В этот день Юля с подругами штукатурила в правом крыле здания больницы. Потолок здесь был несколько выше, чем в других помещениях.
— Здесь у нас родильное отделение будет, — поделилась с девушками врач Антонина Петровна.
Все новыми глазами огляделись вокруг. Высокие вытянутые овалы оконных проемов. Пола
Далеко унеслись мысли Юлии. Ей представился город, как бы сошедший с иллюстраций научно-фантастического романа. Высокие светлые дома, гранитные набережные. На сопке — ажурная башня телевизионного центра. Лучи искусственного солнца прорезают сумрак полярной ночи. Между домами цветут кусты роз. Среди зелени играют дети… А в центре города, на торжественной круглой площади, памятник из бронзы: прекрасная девушка с факелом в высоко поднятой руке. «Ленинскому комсомолу, основоположнику города Буранного» — гласит надпись на пьедестале.
…Она набрала раствор на сокол, стала равномерно кидать шлепки на стену и снова предалась мечтаниям.
А кто эти дети, играющие среди зелени? Это ребята Аси, Яди, Майки, Нелли. Только у нее, у Юли, нет никого, но ей довольно и счастья подруг, которые все вышли замуж и обзавелись семьями.
Завтра Юле исполняется восемнадцать лет. Никто не знает об этом. От своих из Ленинграда пришла посылка с фруктами и сладостями. С посылками известно, как надо поступать: раскрыть ящик и поставить посреди комнаты — пусть каждая берет что хочет. А справлять день рождения настроения нет.
Странно, что именно в эти дни, когда она чувствовала себя несчастной и разочарованной в жизни, мастерок и сокол словно сжалились над Юлей — стали послушнее.
Смену закончили хорошо.
После обеда подруги собрались гладить. Завтра в клубе «Вечер дружбы и отдыха», будут танцы, надо подготовиться.

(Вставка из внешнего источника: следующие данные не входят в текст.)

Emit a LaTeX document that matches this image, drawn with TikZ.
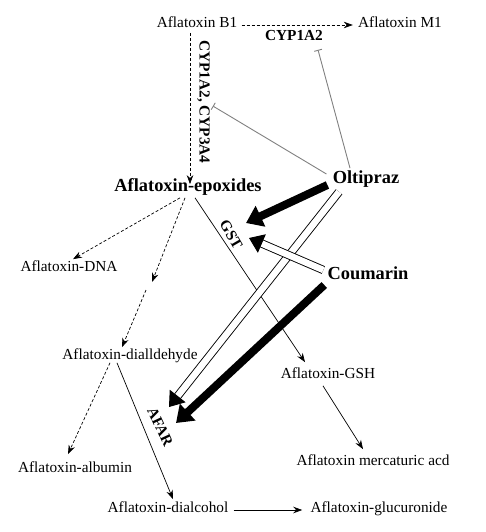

Возбужденный и радостный, зашел Женя Зюзин:
— Сейчас в конторе подсчитали выполнение — на первом месте идете! Поздравляю! Маляров вот обидели… — И он рассказал про утреннюю историю.
— Как же так? Обсчитали! И ты… смолчал? — Совестливая Ядя недоуменно уставилась на Женю.
— Праздник придет, а у них… пусто в кармане, — пожалела маляров Нелли. Недавно купила она себе шелковую кофточку, туфли и еще кое-что — впервые денег хватило не только на питание и помощь родным.
— Не беспокойтесь! Был и у Прохора Семеныча и у Одинцова. Сейчас начальник приказ подписал… — Женя выдержал паузу. — Полный перерасчет, всем малярам доплата, а мастеру — выговор: за плохой учет работы.
— Молодец! — похвалила Ася Егорова.
Ядя, жалея, что невольно обидела Женю, присела рядом:
— Давай рубашку выстираем… завтра же вечер. Брюки у тебя пузырем.
— Танцевать не собираюсь. — Он не хотел показать, что обласкан ее вниманием, и старался выдержать деловой тон. — Слушай, культсектор, — обратился он к Юле, — не сорвется у нас завтра? Ты с инженерами договорилась?
— Обещали, что придут, — ответила Юля.
— Но ты предупреди, чтобы только без цифр и прочей скучищи!